Working with clean-label flavorings in snacks and baked goods

By Anne-marie Ramo
Working with clean-label flavorings in snacks and baked goods
January 12, 2017

Keeping up with consumers’ growing demand for delicious, natural, authentically flavored snack foods can pose challenges even for the most seasoned product developer. Unlike their chemical counterparts, which can be derived from all manner of chemical processes, clean-label and natural flavors are mainly captured from their parent spices, herbs, seeds, fruits or vegetables, and the processes are limited to those that will extract the essence naturally—expressing (by squeezing out essential oils); steeping in alcohol, water or oil; and distilling. All of these processes have definite impacts on your end result.

With the wide variety of clean-label flavor ingredients on the market, it can be difficult to know which ingredients will work best in your snack or bakery application. As a first installment of this new regular column focusing on clean label, here is a primer to guide you through the process of selecting the right flavor system for your product.

Extracts. Flavor extracts are typically alcohol-derived and work well in most applications. They’re water-soluble, which allows for easy incorporation in processing and true, clean flavors. However, because they are alcohol-based, most extracts will lose potency once heated. Pairing an extract with another flavoring component like an oleoresin ensures that you keep top, middle and finishing notes throughout baking or frying.

Essential oils & oleoresins. Essential oils and oleoresins are oil-based, typically extracted through distillation or expression. They pick up where extracts leave off in heated applications and can add the backbone to flavor systems in baked goods. Naturally derived oils and oleoresins pack a lot of flavor. However, overuse can lead to bitter and off flavors in finished products.

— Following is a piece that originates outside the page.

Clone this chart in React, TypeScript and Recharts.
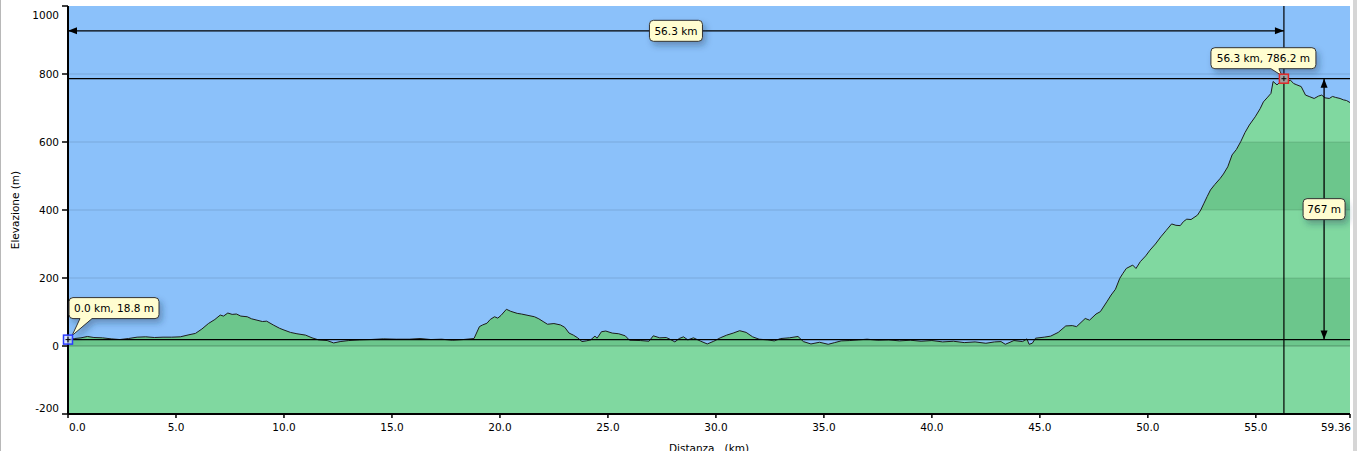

Emulsions. Emulsions are flavor extracts suspended in water, typically with a gum or starch. Water imparts no flavor of its own and does not evaporate as rapidly as alcohol when exposed to heat. The result is a more-sustained flavor that will not “bake-out” as readily as alcohol-based extracts. Because of this, emulsions are excellent choices for baking applications and most confections. However, the high water content makes them a poor choice to flavor chocolate and hard candy, where controlled water activity is crucial.

Flavor enhancers. When standalone options fail to deliver, natural flavor enhancers step in to provide a needed boost to clean-label flavors. High in natural glutamates, flavor enhancers typically partner with other flavor compounds to increase the sensation of umami. Created through a natural fermentation process, yeast extracts fit this bill nicely. Robustly flavored yeast extracts are good sources to enhance and round-out flavors in reduced-sodium snack products like crackers, pretzels, nuts and chips.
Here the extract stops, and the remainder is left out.